As we move through the 21st century, technological advances have and will forever change communication, education, employment, and recreation. They are useful tools to provide assistance, but they can never replace the human characteristics of respect, honor, humility, and caring for ourselves and our fellow man. Along with the strong academic foundation, those are some of the traits that were developed while here at Randolph Macon, and I have applied them to every turn along my life's journey.
And now it's your turn. In some ways, instead of a legacy, you have been issued a challenge. I'm hopeful, because I believe that you, the Class of 2012, will capitalize on the best of your times by using your talents and skills to improve the quality of life for all. Indeed, there is no reason why the 21st century can't fulfill the long awaited promise that has defined every new generation since the beginning of time. Your generation will become leaders at the precise time that communication and technology combine to forever change our society. And for you to serve as an agent, as a player in this era of change, it is vital that you take advantage of your education and continue to learn so that you will swim with, rather than drown in, the tidal wave of change that surely will define your times.
Graduates, always remember that knowledge allows you to not only flow with the wave of change but to also stay ahead of its current, and we all know that moving with or in front of a current is far easier than battling against it.

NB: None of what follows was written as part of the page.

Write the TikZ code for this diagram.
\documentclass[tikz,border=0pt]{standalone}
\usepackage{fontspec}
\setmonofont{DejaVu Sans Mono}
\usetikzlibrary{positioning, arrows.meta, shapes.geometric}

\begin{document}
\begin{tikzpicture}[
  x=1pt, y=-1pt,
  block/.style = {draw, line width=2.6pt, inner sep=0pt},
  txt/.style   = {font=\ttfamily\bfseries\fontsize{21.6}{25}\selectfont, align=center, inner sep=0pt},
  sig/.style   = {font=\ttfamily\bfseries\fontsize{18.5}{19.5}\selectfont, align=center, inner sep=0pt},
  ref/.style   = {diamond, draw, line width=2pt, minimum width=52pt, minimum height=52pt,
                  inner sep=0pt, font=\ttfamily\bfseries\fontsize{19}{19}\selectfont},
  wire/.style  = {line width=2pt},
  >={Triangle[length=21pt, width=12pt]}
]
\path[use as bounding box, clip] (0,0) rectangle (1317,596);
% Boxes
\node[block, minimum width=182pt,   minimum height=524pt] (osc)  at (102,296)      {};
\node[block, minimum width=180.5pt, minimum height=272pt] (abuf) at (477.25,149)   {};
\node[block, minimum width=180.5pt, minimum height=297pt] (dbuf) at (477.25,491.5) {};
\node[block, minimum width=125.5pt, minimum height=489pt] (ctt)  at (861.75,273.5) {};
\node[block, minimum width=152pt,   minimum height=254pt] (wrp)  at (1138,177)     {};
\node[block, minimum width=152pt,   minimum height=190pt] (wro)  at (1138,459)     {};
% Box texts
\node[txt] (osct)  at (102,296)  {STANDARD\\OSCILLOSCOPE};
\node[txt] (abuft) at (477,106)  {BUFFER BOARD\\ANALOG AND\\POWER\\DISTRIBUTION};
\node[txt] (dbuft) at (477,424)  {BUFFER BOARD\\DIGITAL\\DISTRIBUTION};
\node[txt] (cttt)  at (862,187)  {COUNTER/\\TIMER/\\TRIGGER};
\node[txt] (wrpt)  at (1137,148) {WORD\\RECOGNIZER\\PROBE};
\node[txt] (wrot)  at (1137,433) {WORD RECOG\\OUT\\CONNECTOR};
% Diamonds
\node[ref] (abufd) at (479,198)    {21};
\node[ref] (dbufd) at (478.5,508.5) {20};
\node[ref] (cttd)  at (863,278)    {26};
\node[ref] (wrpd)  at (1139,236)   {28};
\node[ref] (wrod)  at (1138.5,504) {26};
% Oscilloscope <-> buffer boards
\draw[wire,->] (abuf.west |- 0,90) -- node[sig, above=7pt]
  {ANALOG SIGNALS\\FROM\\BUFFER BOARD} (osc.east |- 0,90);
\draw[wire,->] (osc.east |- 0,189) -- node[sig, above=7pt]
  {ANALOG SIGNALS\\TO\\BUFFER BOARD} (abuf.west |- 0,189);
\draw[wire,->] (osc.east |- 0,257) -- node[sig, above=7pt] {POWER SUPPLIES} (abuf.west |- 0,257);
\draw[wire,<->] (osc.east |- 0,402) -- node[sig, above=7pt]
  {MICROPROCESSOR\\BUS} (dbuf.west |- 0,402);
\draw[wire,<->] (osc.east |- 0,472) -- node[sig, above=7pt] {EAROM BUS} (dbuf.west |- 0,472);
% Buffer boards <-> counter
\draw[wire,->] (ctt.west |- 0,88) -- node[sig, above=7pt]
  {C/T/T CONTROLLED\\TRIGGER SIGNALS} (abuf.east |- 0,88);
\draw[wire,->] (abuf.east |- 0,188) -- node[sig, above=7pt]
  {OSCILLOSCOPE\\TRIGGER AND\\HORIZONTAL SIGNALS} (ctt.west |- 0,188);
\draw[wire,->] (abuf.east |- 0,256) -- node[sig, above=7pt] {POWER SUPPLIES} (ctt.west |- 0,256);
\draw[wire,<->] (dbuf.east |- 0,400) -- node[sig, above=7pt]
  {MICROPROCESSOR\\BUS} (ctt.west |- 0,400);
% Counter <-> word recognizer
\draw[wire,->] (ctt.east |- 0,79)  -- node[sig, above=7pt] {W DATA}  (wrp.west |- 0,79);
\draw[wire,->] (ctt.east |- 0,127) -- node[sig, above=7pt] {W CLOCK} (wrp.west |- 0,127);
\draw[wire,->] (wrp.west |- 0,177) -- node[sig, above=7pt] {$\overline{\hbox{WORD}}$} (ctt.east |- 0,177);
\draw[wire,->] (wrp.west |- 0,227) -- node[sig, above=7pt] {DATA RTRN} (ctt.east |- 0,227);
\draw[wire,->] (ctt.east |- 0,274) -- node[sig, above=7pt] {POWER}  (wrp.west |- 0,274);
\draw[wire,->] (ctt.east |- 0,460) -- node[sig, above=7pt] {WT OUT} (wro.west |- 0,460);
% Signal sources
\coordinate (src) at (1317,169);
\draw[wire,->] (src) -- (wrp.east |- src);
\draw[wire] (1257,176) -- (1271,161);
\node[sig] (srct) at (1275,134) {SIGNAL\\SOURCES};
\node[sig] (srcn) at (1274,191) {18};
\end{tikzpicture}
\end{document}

And so today, I ask you to look ahead and gauge your future. Envision life a decade or more from now. What and where will the needs be? Who will fulfill those needs? Will you be in the game? If so, do you have a game plan? And will it allow you to play an active role in the dynamics of your surroundings?

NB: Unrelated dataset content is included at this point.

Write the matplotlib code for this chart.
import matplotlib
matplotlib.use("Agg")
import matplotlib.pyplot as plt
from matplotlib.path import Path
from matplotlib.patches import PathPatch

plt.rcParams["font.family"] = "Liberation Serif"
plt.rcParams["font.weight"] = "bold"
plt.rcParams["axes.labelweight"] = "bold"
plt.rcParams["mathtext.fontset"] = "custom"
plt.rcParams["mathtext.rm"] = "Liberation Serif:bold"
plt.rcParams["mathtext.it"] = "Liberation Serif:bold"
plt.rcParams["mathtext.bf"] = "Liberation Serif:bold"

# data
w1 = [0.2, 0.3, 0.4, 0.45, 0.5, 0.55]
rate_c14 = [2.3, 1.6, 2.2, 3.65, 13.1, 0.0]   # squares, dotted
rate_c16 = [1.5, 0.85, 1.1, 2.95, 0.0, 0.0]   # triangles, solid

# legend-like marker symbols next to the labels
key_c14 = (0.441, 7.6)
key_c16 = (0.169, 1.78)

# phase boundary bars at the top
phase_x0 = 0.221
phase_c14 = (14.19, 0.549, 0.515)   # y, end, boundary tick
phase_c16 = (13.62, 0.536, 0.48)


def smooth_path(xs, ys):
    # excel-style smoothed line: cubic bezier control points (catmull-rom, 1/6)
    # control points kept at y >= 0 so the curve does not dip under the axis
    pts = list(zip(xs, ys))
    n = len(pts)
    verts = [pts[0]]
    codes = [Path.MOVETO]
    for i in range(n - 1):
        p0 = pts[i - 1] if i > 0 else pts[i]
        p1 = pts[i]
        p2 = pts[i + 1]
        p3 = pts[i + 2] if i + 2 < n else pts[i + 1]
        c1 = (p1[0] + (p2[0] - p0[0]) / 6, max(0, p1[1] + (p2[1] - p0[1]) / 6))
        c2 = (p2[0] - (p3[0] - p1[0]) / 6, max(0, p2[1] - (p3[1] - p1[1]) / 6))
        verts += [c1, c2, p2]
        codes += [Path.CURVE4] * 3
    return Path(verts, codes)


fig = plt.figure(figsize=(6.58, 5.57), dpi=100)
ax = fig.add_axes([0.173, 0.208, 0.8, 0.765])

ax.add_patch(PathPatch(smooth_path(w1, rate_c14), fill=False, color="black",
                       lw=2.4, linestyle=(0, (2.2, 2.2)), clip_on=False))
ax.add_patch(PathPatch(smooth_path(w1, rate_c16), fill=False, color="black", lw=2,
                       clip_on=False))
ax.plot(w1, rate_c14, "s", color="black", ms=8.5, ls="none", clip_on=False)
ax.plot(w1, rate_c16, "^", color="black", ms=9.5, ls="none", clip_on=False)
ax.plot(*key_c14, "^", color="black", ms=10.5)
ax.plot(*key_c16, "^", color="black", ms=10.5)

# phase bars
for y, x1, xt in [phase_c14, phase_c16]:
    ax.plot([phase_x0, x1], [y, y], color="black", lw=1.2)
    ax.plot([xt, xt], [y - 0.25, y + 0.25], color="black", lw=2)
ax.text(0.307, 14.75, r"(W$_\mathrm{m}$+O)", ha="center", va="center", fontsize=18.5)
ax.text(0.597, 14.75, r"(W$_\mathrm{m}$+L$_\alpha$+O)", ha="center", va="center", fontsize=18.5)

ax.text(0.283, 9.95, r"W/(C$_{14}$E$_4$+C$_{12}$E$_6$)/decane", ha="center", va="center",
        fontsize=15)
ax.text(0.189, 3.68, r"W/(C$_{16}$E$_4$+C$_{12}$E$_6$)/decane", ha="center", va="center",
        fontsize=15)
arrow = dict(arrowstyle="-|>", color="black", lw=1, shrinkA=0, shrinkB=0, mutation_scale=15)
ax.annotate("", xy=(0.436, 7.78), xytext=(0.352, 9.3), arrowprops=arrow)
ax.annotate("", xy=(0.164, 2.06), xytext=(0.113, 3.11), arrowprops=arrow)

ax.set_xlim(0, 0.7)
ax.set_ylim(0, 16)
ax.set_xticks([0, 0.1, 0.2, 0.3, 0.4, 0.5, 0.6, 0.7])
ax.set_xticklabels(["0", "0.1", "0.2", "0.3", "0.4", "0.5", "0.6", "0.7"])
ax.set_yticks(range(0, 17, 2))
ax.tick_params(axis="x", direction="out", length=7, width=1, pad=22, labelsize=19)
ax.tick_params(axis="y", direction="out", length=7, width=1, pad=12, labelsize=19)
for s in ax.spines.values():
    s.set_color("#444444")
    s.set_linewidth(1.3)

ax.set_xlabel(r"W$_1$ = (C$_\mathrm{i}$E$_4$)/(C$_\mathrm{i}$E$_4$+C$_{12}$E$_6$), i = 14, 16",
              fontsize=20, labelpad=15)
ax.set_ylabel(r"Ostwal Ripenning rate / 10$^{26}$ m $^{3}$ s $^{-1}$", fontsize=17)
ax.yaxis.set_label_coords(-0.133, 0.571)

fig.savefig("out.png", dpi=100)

In short, will you shape the times or be molded or restrained by them? Will your imprint on the 21st century be a mark of pride? Will you answer the call issued by writer Maya Angelou in her poem, "On the Pulse of Morning," when she encouraged each of us to lift up our eyes upon the day breaking for us and give birth again to the dream; to lift up our hearts, for each new hour holds new changes for new beginnings, and to remember that the horizon leans forward, offering us space to place new steps of change.
Graduates, the 21st century is here, and it waits for no one. Its history will be your history; and once you have lived it, your mark on humankind, your imprint on society cannot be changed.

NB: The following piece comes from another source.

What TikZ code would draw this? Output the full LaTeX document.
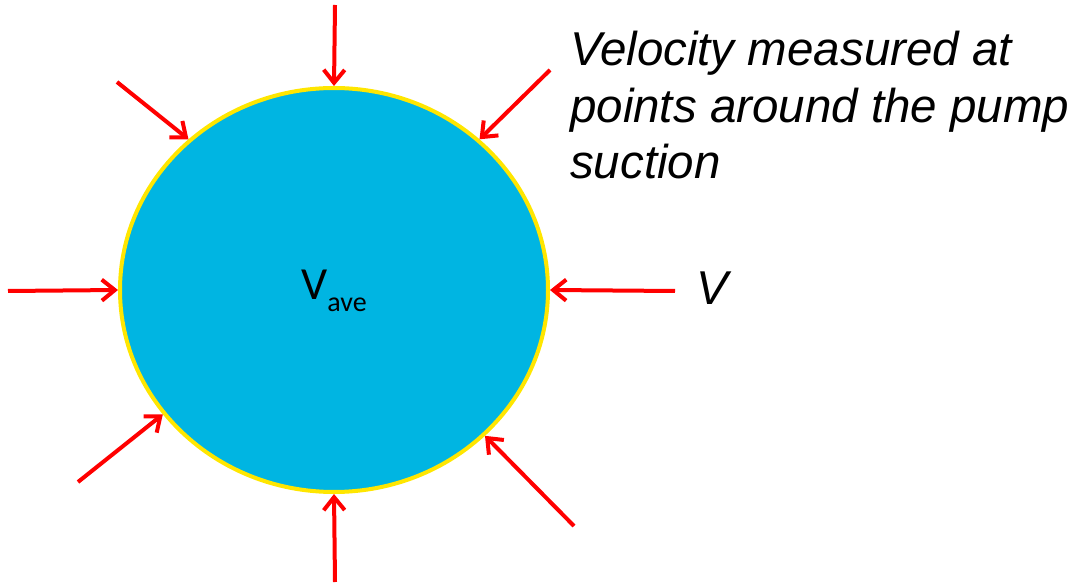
\documentclass[tikz,border=0pt]{standalone}
\usepackage{fontspec}
\setmainfont{Liberation Sans}
\newfontfamily\calibri{Carlito}
\usetikzlibrary{arrows.meta,shapes.geometric}
\definecolor{PipeClr}{RGB}{0,181,226}
\definecolor{RimClr}{RGB}{255,230,0}
\definecolor{ArrowClr}{RGB}{255,0,0}

\begin{document}
\begin{tikzpicture}[x=1pt,y=-1pt,
  velarrow/.style={draw=ArrowClr,line width=4pt,-{Straight Barb[length=13pt,width=21pt]}},
  note/.style={font=\fontsize{47.5}{56.5}\selectfont\itshape,inner sep=0pt}]
\useasboundingbox (0,0) rectangle (1079,585);

% pump suction
\node[ellipse,draw=RimClr,fill=PipeClr,line width=4pt,
  minimum width=428pt,minimum height=404pt,inner sep=0pt] (pipe) at (334,290) {};
\node[anchor=base,inner sep=0pt,font=\calibri\fontsize{46}{50}\selectfont] (vave) at (334,300)
  {V\raisebox{-12pt}{\fontsize{28}{30}\selectfont ave}};

% tails of the velocity arrows
\coordinate (tN) at (335,5);
\coordinate (tNW) at (117,82);
\coordinate (tNE) at (550,70);
\coordinate (tW) at (8,291);
\coordinate (tE) at (675,291);
\coordinate (tSW) at (78,482);
\coordinate (tSE) at (574,526);
\coordinate (tS) at (335,582);

\draw[velarrow] (tN) -- (pipe.north);
\draw[velarrow] (tNW) -- (pipe.134);
\draw[velarrow] (tNE) -- (pipe.46);
\draw[velarrow] (tW) -- (pipe.west);
\draw[velarrow] (tE) -- (pipe.east);
\draw[velarrow] (tSW) -- (pipe.216);
\draw[velarrow] (tSE) -- (pipe.316);
\draw[velarrow] (tS) -- (pipe.south);

% labels
\node[note,anchor=base west] (vlabel) at (696,305) {V};
\node[note,anchor=base west,align=left] (caption) at (570,179)
  {Velocity measured at\\points around the pump\\suction};
\end{tikzpicture}
\end{document}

So live it well. Don't allow your lives to hang in the balance between good and bad, commitment and indifference, achievement and failure. Instead, live it with a sense of hope, a determination to make things better, a commitment to education, and an unfailing grace for your fellow man and woman.
So make it your destiny. Make it your reality. If you believe it can happen, it will happen; and to make it happen, to create your own formula for success after college, you need only combine your abilities and the technologies of the 21st century with the humanity of a Mother Teresa, an Arthur Ashe, and a Warren Buffet, with the love of parents or grandparents, with the expectations of every dedicated teacher and professor you have ever encountered.
If you will to do this, if you will merge the best of your mind with the best of your heart, then your generation will truly create and live in the best of times.
Thank you, congratulations, and best wishes to all of you.